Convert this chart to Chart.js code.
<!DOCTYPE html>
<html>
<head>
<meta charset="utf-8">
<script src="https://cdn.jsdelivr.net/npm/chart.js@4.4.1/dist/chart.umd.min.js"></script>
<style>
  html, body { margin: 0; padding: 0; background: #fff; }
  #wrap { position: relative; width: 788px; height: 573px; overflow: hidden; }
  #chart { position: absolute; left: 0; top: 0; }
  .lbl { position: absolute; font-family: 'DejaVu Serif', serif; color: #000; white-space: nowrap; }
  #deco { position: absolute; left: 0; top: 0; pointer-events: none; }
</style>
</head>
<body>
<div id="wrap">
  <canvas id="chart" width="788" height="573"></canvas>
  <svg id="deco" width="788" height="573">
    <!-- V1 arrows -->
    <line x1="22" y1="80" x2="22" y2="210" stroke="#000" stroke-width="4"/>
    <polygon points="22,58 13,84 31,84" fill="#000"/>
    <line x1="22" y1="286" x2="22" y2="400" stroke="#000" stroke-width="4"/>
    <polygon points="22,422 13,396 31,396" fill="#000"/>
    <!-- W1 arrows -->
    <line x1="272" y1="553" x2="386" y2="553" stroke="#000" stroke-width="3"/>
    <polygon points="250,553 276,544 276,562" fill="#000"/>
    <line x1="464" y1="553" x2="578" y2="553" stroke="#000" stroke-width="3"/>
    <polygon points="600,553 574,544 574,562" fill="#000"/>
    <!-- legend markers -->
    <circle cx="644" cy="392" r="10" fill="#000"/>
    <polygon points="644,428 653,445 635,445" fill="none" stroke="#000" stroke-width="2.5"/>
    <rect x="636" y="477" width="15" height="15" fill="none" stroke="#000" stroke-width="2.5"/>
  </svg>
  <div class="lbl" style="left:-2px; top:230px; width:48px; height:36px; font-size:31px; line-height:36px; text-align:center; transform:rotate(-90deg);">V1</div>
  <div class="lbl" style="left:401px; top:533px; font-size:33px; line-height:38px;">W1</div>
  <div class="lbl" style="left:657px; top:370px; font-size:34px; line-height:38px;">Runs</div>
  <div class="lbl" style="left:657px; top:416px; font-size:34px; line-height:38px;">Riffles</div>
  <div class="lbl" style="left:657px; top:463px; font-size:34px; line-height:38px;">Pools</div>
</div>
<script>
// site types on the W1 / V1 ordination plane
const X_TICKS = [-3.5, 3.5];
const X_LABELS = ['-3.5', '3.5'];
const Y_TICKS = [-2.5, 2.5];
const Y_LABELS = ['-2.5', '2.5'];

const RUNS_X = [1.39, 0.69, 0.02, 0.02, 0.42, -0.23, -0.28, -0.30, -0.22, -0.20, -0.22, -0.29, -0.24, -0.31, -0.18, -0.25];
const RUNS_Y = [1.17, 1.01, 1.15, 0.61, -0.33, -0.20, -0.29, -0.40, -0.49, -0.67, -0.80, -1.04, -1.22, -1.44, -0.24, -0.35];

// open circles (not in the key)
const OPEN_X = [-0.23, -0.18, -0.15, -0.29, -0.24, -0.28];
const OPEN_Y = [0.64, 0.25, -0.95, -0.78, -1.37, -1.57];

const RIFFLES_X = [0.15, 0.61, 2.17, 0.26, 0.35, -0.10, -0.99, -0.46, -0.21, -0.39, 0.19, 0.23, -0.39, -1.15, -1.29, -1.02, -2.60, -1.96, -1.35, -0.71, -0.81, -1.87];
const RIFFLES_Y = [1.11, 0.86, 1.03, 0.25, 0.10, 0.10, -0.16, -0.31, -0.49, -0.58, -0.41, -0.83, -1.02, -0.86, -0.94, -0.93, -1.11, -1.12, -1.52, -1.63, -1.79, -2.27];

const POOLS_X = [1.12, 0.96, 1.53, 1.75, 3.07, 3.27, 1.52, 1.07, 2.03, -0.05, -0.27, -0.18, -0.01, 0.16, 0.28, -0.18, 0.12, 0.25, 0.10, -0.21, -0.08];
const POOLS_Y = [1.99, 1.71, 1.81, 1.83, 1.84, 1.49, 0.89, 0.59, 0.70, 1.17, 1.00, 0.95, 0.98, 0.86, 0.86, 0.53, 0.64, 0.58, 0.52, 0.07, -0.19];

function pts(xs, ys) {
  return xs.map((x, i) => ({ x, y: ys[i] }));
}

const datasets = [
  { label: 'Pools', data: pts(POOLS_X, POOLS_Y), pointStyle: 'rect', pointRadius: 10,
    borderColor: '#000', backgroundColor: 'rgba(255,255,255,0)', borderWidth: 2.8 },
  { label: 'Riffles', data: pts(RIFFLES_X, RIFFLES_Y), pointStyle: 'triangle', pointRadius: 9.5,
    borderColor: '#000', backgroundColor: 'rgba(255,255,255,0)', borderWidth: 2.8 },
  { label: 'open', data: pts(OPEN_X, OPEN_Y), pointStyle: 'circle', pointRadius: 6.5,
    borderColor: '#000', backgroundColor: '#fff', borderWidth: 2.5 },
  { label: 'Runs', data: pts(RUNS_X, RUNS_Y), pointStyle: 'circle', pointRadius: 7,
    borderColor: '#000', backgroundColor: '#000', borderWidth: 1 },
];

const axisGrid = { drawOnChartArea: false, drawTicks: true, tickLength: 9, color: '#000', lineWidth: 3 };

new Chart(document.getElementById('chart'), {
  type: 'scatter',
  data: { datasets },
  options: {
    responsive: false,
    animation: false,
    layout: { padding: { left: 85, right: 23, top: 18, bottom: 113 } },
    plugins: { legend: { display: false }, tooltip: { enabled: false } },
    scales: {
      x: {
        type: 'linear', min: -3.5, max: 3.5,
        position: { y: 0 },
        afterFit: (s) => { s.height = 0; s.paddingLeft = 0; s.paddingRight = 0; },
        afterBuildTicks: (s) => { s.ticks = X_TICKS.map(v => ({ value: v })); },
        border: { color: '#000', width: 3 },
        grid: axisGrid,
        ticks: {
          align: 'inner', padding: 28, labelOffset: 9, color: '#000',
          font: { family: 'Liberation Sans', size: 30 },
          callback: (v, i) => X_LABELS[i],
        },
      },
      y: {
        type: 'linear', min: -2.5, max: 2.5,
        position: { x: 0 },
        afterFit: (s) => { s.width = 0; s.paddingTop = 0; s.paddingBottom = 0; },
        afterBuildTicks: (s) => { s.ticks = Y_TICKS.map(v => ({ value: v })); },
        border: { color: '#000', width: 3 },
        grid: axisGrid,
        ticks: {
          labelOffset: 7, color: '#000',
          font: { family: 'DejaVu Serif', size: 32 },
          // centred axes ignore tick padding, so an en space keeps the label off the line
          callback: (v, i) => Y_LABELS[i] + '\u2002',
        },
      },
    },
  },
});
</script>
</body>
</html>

######

◆ **Exercise instructions**
Every line above should be printed again exactly as it stands.

◆ **Reply to the exercise**
Convert this chart to Chart.js code.
<!DOCTYPE html>
<html>
<head>
<meta charset="utf-8">
<script src="https://cdn.jsdelivr.net/npm/chart.js@4.4.1/dist/chart.umd.min.js"></script>
<style>
  html, body { margin: 0; padding: 0; background: #fff; }
  #wrap { position: relative; width: 788px; height: 573px; overflow: hidden; }
  #chart { position: absolute; left: 0; top: 0; }
  .lbl { position: absolute; font-family: 'DejaVu Serif', serif; color: #000; white-space: nowrap; }
  #deco { position: absolute; left: 0; top: 0; pointer-events: none; }
</style>
</head>
<body>
<div id="wrap">
  <canvas id="chart" width="788" height="573"></canvas>
  <svg id="deco" width="788" height="573">
    <!-- V1 arrows -->
    <line x1="22" y1="80" x2="22" y2="210" stroke="#000" stroke-width="4"/>
    <polygon points="22,58 13,84 31,84" fill="#000"/>
    <line x1="22" y1="286" x2="22" y2="400" stroke="#000" stroke-width="4"/>
    <polygon points="22,422 13,396 31,396" fill="#000"/>
    <!-- W1 arrows -->
    <line x1="272" y1="553" x2="386" y2="553" stroke="#000" stroke-width="3"/>
    <polygon points="250,553 276,544 276,562" fill="#000"/>
    <line x1="464" y1="553" x2="578" y2="553" stroke="#000" stroke-width="3"/>
    <polygon points="600,553 574,544 574,562" fill="#000"/>
    <!-- legend markers -->
    <circle cx="644" cy="392" r="10" fill="#000"/>
    <polygon points="644,428 653,445 635,445" fill="none" stroke="#000" stroke-width="2.5"/>
    <rect x="636" y="477" width="15" height="15" fill="none" stroke="#000" stroke-width="2.5"/>
  </svg>
  <div class="lbl" style="left:-2px; top:230px; width:48px; height:36px; font-size:31px; line-height:36px; text-align:center; transform:rotate(-90deg);">V1</div>
  <div class="lbl" style="left:401px; top:533px; font-size:33px; line-height:38px;">W1</div>
  <div class="lbl" style="left:657px; top:370px; font-size:34px; line-height:38px;">Runs</div>
  <div class="lbl" style="left:657px; top:416px; font-size:34px; line-height:38px;">Riffles</div>
  <div class="lbl" style="left:657px; top:463px; font-size:34px; line-height:38px;">Pools</div>
</div>
<script>
// site types on the W1 / V1 ordination plane
const X_TICKS = [-3.5, 3.5];
const X_LABELS = ['-3.5', '3.5'];
const Y_TICKS = [-2.5, 2.5];
const Y_LABELS = ['-2.5', '2.5'];

const RUNS_X = [1.39, 0.69, 0.02, 0.02, 0.42, -0.23, -0.28, -0.30, -0.22, -0.20, -0.22, -0.29, -0.24, -0.31, -0.18, -0.25];
const RUNS_Y = [1.17, 1.01, 1.15, 0.61, -0.33, -0.20, -0.29, -0.40, -0.49, -0.67, -0.80, -1.04, -1.22, -1.44, -0.24, -0.35];

// open circles (not in the key)
const OPEN_X = [-0.23, -0.18, -0.15, -0.29, -0.24, -0.28];
const OPEN_Y = [0.64, 0.25, -0.95, -0.78, -1.37, -1.57];

const RIFFLES_X = [0.15, 0.61, 2.17, 0.26, 0.35, -0.10, -0.99, -0.46, -0.21, -0.39, 0.19, 0.23, -0.39, -1.15, -1.29, -1.02, -2.60, -1.96, -1.35, -0.71, -0.81, -1.87];
const RIFFLES_Y = [1.11, 0.86, 1.03, 0.25, 0.10, 0.10, -0.16, -0.31, -0.49, -0.58, -0.41, -0.83, -1.02, -0.86, -0.94, -0.93, -1.11, -1.12, -1.52, -1.63, -1.79, -2.27];

const POOLS_X = [1.12, 0.96, 1.53, 1.75, 3.07, 3.27, 1.52, 1.07, 2.03, -0.05, -0.27, -0.18, -0.01, 0.16, 0.28, -0.18, 0.12, 0.25, 0.10, -0.21, -0.08];
const POOLS_Y = [1.99, 1.71, 1.81, 1.83, 1.84, 1.49, 0.89, 0.59, 0.70, 1.17, 1.00, 0.95, 0.98, 0.86, 0.86, 0.53, 0.64, 0.58, 0.52, 0.07, -0.19];

function pts(xs, ys) {
  return xs.map((x, i) => ({ x, y: ys[i] }));
}

const datasets = [
  { label: 'Pools', data: pts(POOLS_X, POOLS_Y), pointStyle: 'rect', pointRadius: 10,
    borderColor: '#000', backgroundColor: 'rgba(255,255,255,0)', borderWidth: 2.8 },
  { label: 'Riffles', data: pts(RIFFLES_X, RIFFLES_Y), pointStyle: 'triangle', pointRadius: 9.5,
    borderColor: '#000', backgroundColor: 'rgba(255,255,255,0)', borderWidth: 2.8 },
  { label: 'open', data: pts(OPEN_X, OPEN_Y), pointStyle: 'circle', pointRadius: 6.5,
    borderColor: '#000', backgroundColor: '#fff', borderWidth: 2.5 },
  { label: 'Runs', data: pts(RUNS_X, RUNS_Y), pointStyle: 'circle', pointRadius: 7,
    borderColor: '#000', backgroundColor: '#000', borderWidth: 1 },
];

const axisGrid = { drawOnChartArea: false, drawTicks: true, tickLength: 9, color: '#000', lineWidth: 3 };

new Chart(document.getElementById('chart'), {
  type: 'scatter',
  data: { datasets },
  options: {
    responsive: false,
    animation: false,
    layout: { padding: { left: 85, right: 23, top: 18, bottom: 113 } },
    plugins: { legend: { display: false }, tooltip: { enabled: false } },
    scales: {
      x: {
        type: 'linear', min: -3.5, max: 3.5,
        position: { y: 0 },
        afterFit: (s) => { s.height = 0; s.paddingLeft = 0; s.paddingRight = 0; },
        afterBuildTicks: (s) => { s.ticks = X_TICKS.map(v => ({ value: v })); },
        border: { color: '#000', width: 3 },
        grid: axisGrid,
        ticks: {
          align: 'inner', padding: 28, labelOffset: 9, color: '#000',
          font: { family: 'Liberation Sans', size: 30 },
          callback: (v, i) => X_LABELS[i],
        },
      },
      y: {
        type: 'linear', min: -2.5, max: 2.5,
        position: { x: 0 },
        afterFit: (s) => { s.width = 0; s.paddingTop = 0; s.paddingBottom = 0; },
        afterBuildTicks: (s) => { s.ticks = Y_TICKS.map(v => ({ value: v })); },
        border: { color: '#000', width: 3 },
        grid: axisGrid,
        ticks: {
          labelOffset: 7, color: '#000',
          font: { family: 'DejaVu Serif', size: 32 },
          // centred axes ignore tick padding, so an en space keeps the label off the line
          callback: (v, i) => Y_LABELS[i] + '\u2002',
        },
      },
    },
  },
});
</script>
</body>
</html>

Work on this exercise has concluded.